Items from a dataset
◆ ◆ ◆ ◆ ◆

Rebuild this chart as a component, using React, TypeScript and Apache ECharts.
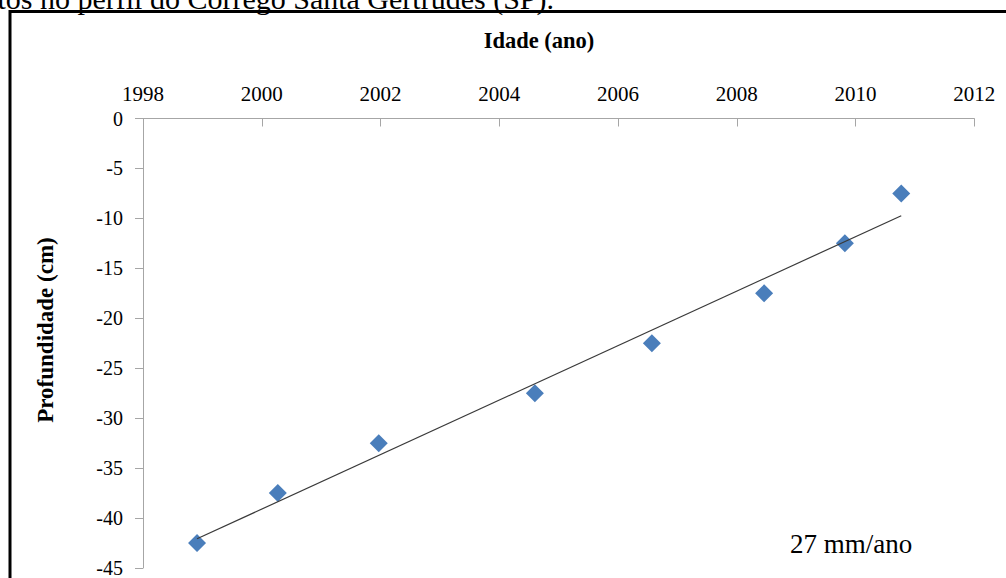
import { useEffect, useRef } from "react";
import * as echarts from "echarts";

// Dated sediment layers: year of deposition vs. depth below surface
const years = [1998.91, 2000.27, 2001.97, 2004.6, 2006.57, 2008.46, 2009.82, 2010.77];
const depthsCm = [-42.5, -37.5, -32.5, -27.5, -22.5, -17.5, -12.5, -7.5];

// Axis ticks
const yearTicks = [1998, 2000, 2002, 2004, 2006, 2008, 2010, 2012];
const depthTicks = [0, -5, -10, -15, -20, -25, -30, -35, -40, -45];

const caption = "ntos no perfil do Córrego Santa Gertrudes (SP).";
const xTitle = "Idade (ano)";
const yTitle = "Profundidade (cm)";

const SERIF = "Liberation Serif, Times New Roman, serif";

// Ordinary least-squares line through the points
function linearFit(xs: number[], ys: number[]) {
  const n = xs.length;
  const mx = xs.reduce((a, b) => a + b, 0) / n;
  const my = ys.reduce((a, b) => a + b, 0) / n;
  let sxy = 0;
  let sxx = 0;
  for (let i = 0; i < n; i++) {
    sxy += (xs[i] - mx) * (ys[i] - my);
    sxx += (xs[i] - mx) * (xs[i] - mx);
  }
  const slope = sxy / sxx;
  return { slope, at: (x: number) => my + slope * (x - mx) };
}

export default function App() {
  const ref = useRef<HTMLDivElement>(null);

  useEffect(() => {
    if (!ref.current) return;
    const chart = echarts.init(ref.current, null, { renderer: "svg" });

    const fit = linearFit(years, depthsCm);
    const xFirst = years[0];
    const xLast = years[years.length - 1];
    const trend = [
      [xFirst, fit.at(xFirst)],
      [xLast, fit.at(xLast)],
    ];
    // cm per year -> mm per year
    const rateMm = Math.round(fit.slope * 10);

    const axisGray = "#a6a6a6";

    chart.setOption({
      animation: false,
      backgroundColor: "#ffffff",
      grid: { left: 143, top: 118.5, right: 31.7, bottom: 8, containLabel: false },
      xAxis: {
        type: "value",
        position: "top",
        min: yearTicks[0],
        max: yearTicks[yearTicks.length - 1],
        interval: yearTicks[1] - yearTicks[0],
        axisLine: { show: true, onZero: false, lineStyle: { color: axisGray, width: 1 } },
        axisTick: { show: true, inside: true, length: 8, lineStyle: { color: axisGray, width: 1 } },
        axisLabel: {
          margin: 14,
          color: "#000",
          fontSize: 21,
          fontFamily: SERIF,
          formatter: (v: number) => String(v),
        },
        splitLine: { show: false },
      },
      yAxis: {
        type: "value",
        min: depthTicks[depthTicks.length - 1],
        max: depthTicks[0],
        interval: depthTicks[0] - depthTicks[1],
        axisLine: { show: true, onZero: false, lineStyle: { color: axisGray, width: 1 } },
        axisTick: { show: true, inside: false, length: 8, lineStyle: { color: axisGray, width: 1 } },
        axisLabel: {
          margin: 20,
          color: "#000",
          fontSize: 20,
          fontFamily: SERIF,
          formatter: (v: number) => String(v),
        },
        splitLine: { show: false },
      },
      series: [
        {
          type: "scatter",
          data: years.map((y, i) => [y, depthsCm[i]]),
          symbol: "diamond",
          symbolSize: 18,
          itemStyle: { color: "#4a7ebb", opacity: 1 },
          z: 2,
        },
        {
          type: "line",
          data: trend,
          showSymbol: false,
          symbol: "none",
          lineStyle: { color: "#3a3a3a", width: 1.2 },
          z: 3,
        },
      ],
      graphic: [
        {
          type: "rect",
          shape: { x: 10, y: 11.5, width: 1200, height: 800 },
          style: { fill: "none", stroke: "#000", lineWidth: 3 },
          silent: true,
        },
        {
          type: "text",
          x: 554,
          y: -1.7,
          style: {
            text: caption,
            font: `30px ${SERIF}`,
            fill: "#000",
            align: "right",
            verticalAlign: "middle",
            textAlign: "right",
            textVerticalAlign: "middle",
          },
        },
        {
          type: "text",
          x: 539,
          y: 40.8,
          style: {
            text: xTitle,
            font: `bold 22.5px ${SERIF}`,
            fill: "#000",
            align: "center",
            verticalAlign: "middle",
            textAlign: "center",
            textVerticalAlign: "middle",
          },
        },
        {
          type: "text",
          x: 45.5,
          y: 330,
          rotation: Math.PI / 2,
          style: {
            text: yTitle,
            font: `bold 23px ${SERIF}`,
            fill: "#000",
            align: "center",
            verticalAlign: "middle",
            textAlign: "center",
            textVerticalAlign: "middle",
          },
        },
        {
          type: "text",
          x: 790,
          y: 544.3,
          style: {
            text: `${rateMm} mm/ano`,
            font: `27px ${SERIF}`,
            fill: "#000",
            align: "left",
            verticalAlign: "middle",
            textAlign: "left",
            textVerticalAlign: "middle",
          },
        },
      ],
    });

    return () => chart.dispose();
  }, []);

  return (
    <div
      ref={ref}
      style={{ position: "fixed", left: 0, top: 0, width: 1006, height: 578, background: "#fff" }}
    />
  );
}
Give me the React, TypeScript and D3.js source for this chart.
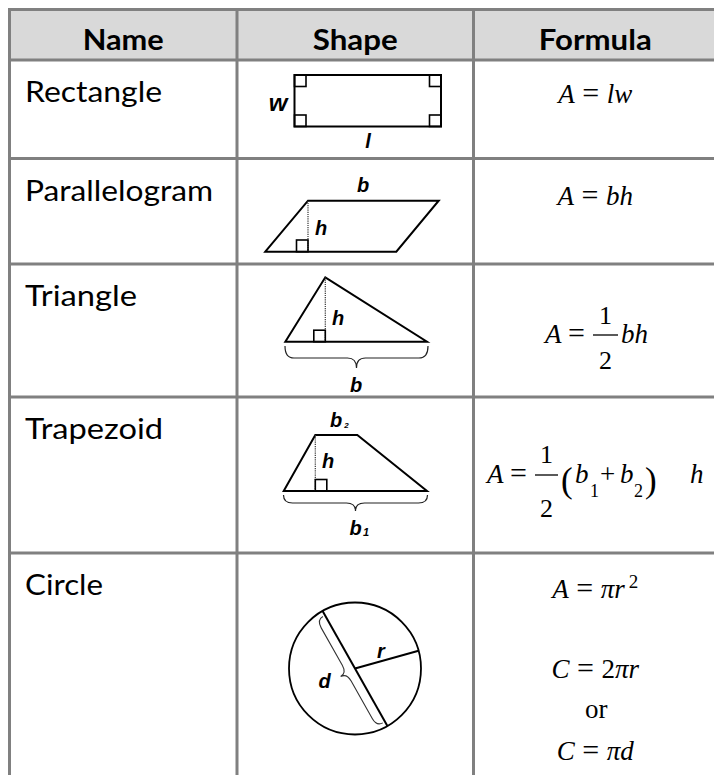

◆ ◆ ◆ ◆ ◆

Required task
Look through the entries above and report each line where the string "TypeScript" occurs.

Reply to the exercise
Rebuild this chart as a component, using React, TypeScript and Apache ECharts.
Give me the React, TypeScript and D3.js source for this chart.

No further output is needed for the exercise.